Can’t Is the Enemy. Try Is the Battlefield.
You do not fail because you are incapable.
You fail because you keep negotiating with your own resistance.
You call that negotiation honesty.
You call it self-awareness.
You call it trying.
Most people do not say “I refuse.”
They say “I can’t.”
It sounds softer. It sounds safer. It sounds less embarrassing.
But most of the time, “can’t” is not a fact. It is fear wearing a name tag.
The Lie Hidden Inside “Can’t”
“Can’t” pretends to be a limitation when it is usually a refusal.
It disguises discomfort as destiny.
It lets you stop before you have actually tested your capacity.
- It turns fear into an identity.
- It makes retreat sound mature.
- It protects your self-image at the cost of your results.
- It removes responsibility while still sounding reflective.
- It feels true because you have repeated it often.
- It keeps you loyal to who you have been instead of who you could become.

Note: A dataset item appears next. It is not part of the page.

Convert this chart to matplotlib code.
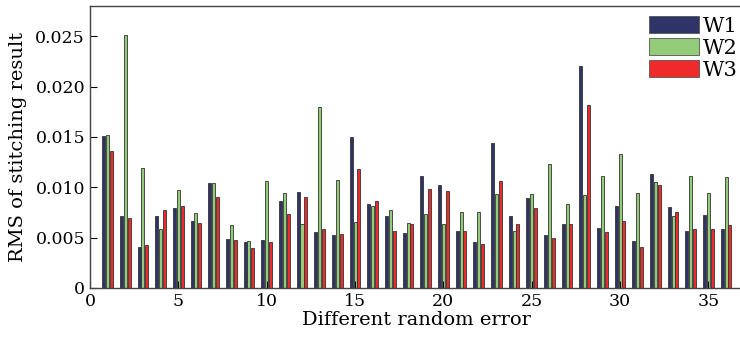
import numpy as np
import matplotlib
matplotlib.use("Agg")
import matplotlib.pyplot as plt

groups = list(range(1, 37))
w1 = [0.0151, 0.0071, 0.0041, 0.0071, 0.0079, 0.0067, 0.0104, 0.0049, 0.0046, 0.0048,
      0.0086, 0.0095, 0.0056, 0.0053, 0.0150, 0.0083, 0.0071, 0.0055, 0.0111, 0.0102,
      0.0057, 0.0046, 0.0144, 0.0071, 0.0089, 0.0053, 0.0064, 0.0220, 0.0060, 0.0081,
      0.0047, 0.0113, 0.0080, 0.0057, 0.0072, 0.0059]
w2 = [0.0152, 0.0251, 0.0119, 0.0059, 0.0097, 0.0074, 0.0104, 0.0063, 0.0047, 0.0106,
      0.0094, 0.0064, 0.0180, 0.0107, 0.0066, 0.0081, 0.0077, 0.0065, 0.0073, 0.0064,
      0.0075, 0.0075, 0.0093, 0.0057, 0.0093, 0.0123, 0.0083, 0.0092, 0.0111, 0.0133,
      0.0094, 0.0105, 0.0071, 0.0111, 0.0094, 0.0110]
w3 = [0.0136, 0.0070, 0.0043, 0.0077, 0.0081, 0.0065, 0.0090, 0.0048, 0.0040, 0.0046,
      0.0073, 0.0090, 0.0059, 0.0054, 0.0118, 0.0086, 0.0057, 0.0064, 0.0098, 0.0096,
      0.0057, 0.0044, 0.0106, 0.0064, 0.0079, 0.0050, 0.0064, 0.0182, 0.0056, 0.0067,
      0.0041, 0.0102, 0.0075, 0.0059, 0.0059, 0.0063]
series_names = ["W1", "W2", "W3"]
colors = ["#2E3468", "#92CC78", "#EE2A2A"]

plt.rcParams['font.family'] = ['DejaVu Serif']

fig = plt.figure(figsize=(7.4, 3.38), dpi=100)
ax = fig.add_axes([0.1216, 0.148, 0.8834, 0.834])

x = np.array(groups, dtype=float)
width = 0.17
offsets = [-0.222, 0.0, 0.222]
for vals, off, c, name in zip([w1, w2, w3], offsets, colors, series_names):
    ax.bar(x + off, vals, width=width, color=c, edgecolor="#333333",
           linewidth=0.6, label=name)

ax.set_xlim(0, 37)
ax.set_ylim(0, 0.028)
ax.set_xticks([0, 5, 10, 15, 20, 25, 30, 35])
ax.set_yticks([0, 0.005, 0.010, 0.015, 0.020, 0.025])
ax.set_yticklabels(["0", "0.005", "0.010", "0.015", "0.020", "0.025"])
ax.tick_params(direction="in", length=5, width=0.8, labelsize=12.5, top=False, right=False)
for s in ax.spines.values():
    s.set_color("#444444")
    s.set_linewidth(1.0)

ax.set_xlabel("Different random error", fontsize=14, labelpad=1)
ax.set_ylabel("RMS of stitching result", fontsize=14, labelpad=6)

leg = ax.legend(loc="upper right", bbox_to_anchor=(738 / 740, 1 - 16 / 338),
                bbox_transform=fig.transFigure, frameon=False, fontsize=15,
                handlelength=2.4, handleheight=0.85, labelspacing=0.12,
                handletextpad=0.2, borderpad=0, borderaxespad=0)
for p in leg.get_patches():
    p.set_edgecolor("#555555")

fig.savefig("out.png", dpi=100)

Some things really are outside your range right now. Fine.
But that is still different from the cheap little theater of deciding in advance that effort would be pointless.
Why “Trying” Feels Noble and Changes Nothing
“Trying” is effort without commitment.
It is the emotional performance of action.
It gives you the relief of almost while keeping the outcome optional.
- It allows retreat without consequence.
- It soothes the nervous system without rewiring it.
- It sounds responsible while avoiding risk.
- It keeps failure theoretical instead of instructional.
- It maintains movement without forcing a decision.
- It lets you feel like a person in process while staying exactly where you are.
This is why “I’m trying” becomes such an addictive sentence.
It buys sympathy. It buys time. It buys distance from accountability.
What it does not buy is change.
What to Do Instead
Stop speaking in vague, self-protective language.
Say the thing cleanly.
- If you are not willing, say you are not willing.
- If you are afraid, say you are afraid.
- If you need skill, support, or time, say that instead of pretending you are powerless.
- Pick one action that proves you mean it.
- Track completion, not intention.
- Let clarity replace drama.
Do. Or do not.
Not because effort is bad, but because ambiguity is lethal to change.
When you decide to do, your system reorganizes around action.
When you decide not to, at least you tell the truth.
And truth beats false hope every time.